Question: The general solution of x satisfying the equation \[\tan 3x-1=\tan 2x\left( 1+\tan 3x \right)\] is: ...

Question

The general solution of x satisfying the equation $\tan 3x-1=\tan 2x\left( 1+\tan 3x \right)$ is:
(a) $n\pi +\dfrac{\pi }{2};n\in Z$
(b) $n\pi +\dfrac{3\pi }{4};n\in Z$
(c) $n\pi +\dfrac{\pi }{4};n\in Z$
(d) non-existent

Answer 1

Solution

Hint:To solve this question, we should know that the general solution for any angle from $\left[ 0,\pi \right]$ is $n\pi +x$ , where $n\in Z$ . Also, we should know that $\tan \left( a-b \right)=\dfrac{\tan a-\tan b}{1+\tan a\tan b}$ . By using these formulas we will be able to solve the question.
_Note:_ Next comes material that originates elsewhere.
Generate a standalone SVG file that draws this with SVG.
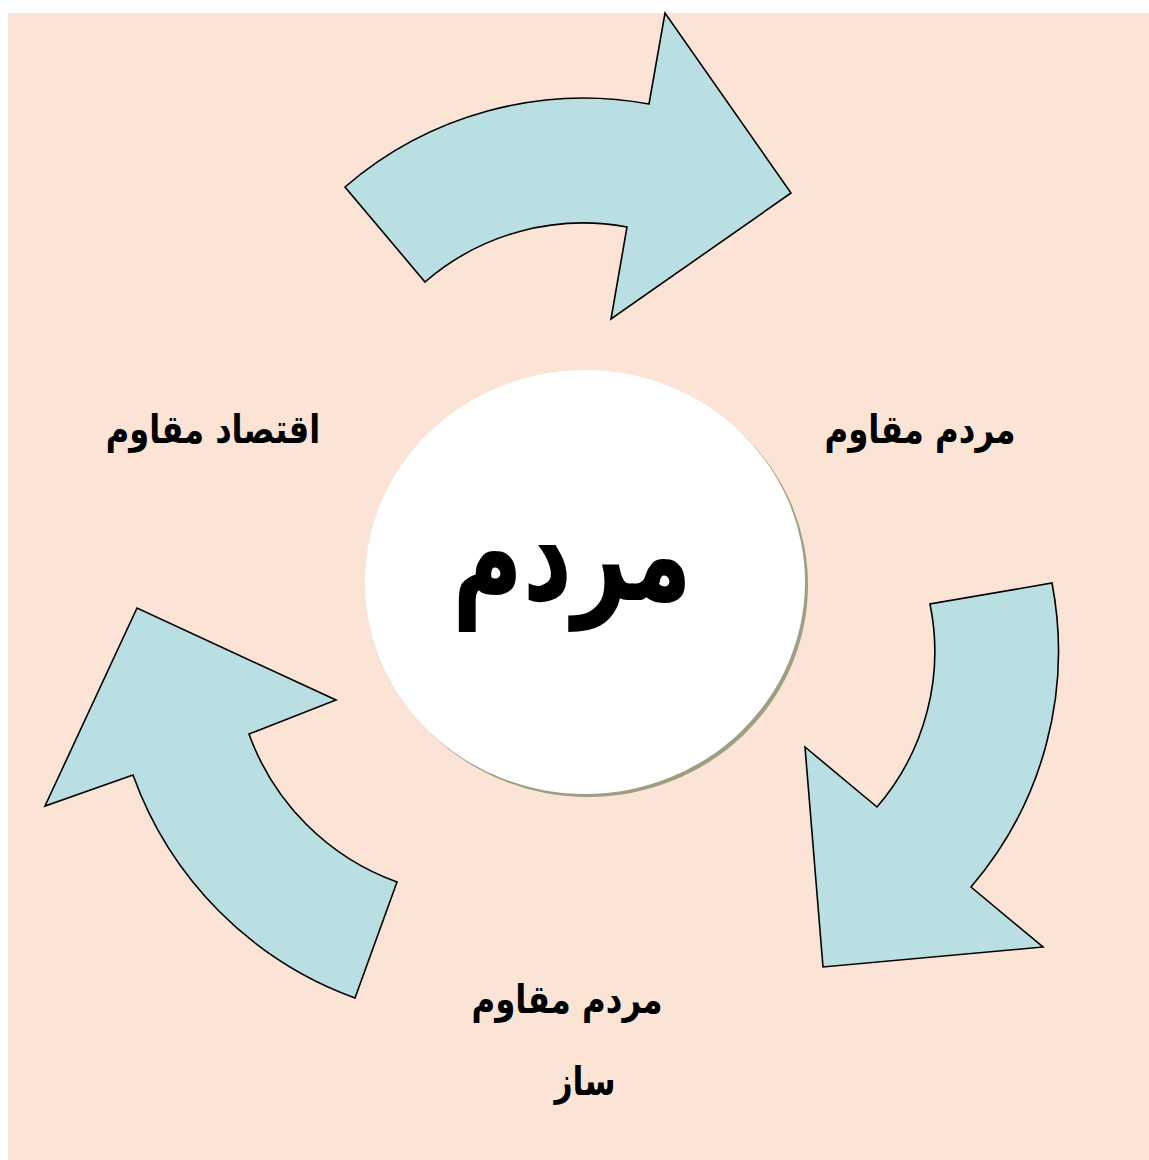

Complete step-by-step answer:
In this question, we have to find the general solution of x which satisfies
$\tan 3x-1=\tan 2x\left( 1+\tan 3x \right)$
To find the solution of x, we will start from the given condition, that is
$\tan 3x-1=\tan 2x\left( 1+\tan 3x \right)$
Now, we will open the brackets to simplify it, so we will get,
$\tan 3x-1=\tan 2x+\tan 2x\tan 3x$
Now, we will take tan 2x from the right side to the left side of the equation and 1 from the left side to the right side. So, we will get
$\tan 3x-\tan 2x=1+\tan 2x+\tan 3x$
Now, we will divide the whole equation by 1 + tan 2x tan 3x. So, we will get,
$\dfrac{\tan 3x-\tan 2x}{1+\tan 2x\tan 3x}=\dfrac{1+\tan 2x\tan 3x}{1+\tan 2x\tan 3x}$
And we know that common terms in both numerator and denominator get canceled out. So, we get,
$\dfrac{\tan 3x-\tan 2x}{1+\tan 2x\tan 3x}=1$
Now, we know that $\tan \left( a-b \right)=\dfrac{\tan a-\tan b}{1+\tan a\tan b}$
So, we can write,
$\dfrac{\tan 3x-\tan 2x}{1+\tan 2x\tan 3x}=\tan \left( 3x-2x \right)$
Therefore, we get the equation as,
$\tan \left( 3x-2x \right)=1$
$\tan x=1$
And we can write it as
$x={{\tan }^{-1}}1$
And we know that the general solution for y from $\left[ 0,\pi \right]$ is $n\pi +y$ . Therefore, we get,
$x=n\pi +{{\tan }^{-1}}1$
And we know that ${{\tan }^{-1}}1=\dfrac{\pi }{4}$ . Therefore, we get x as
$x=n\pi +\dfrac{\pi }{4}$ where $n\in Z$
Hence, the option (c) is the right answer.

Note: In this question, we have to convert the angles in terms of one angle and then we have to use for $\tan x=\tan \alpha$ ; $x=n\pi +\alpha$ where $n\in Z$ and value of tanx repeat after an interval of $\pi$ , where $n\pi +\alpha$ is the general solution for x.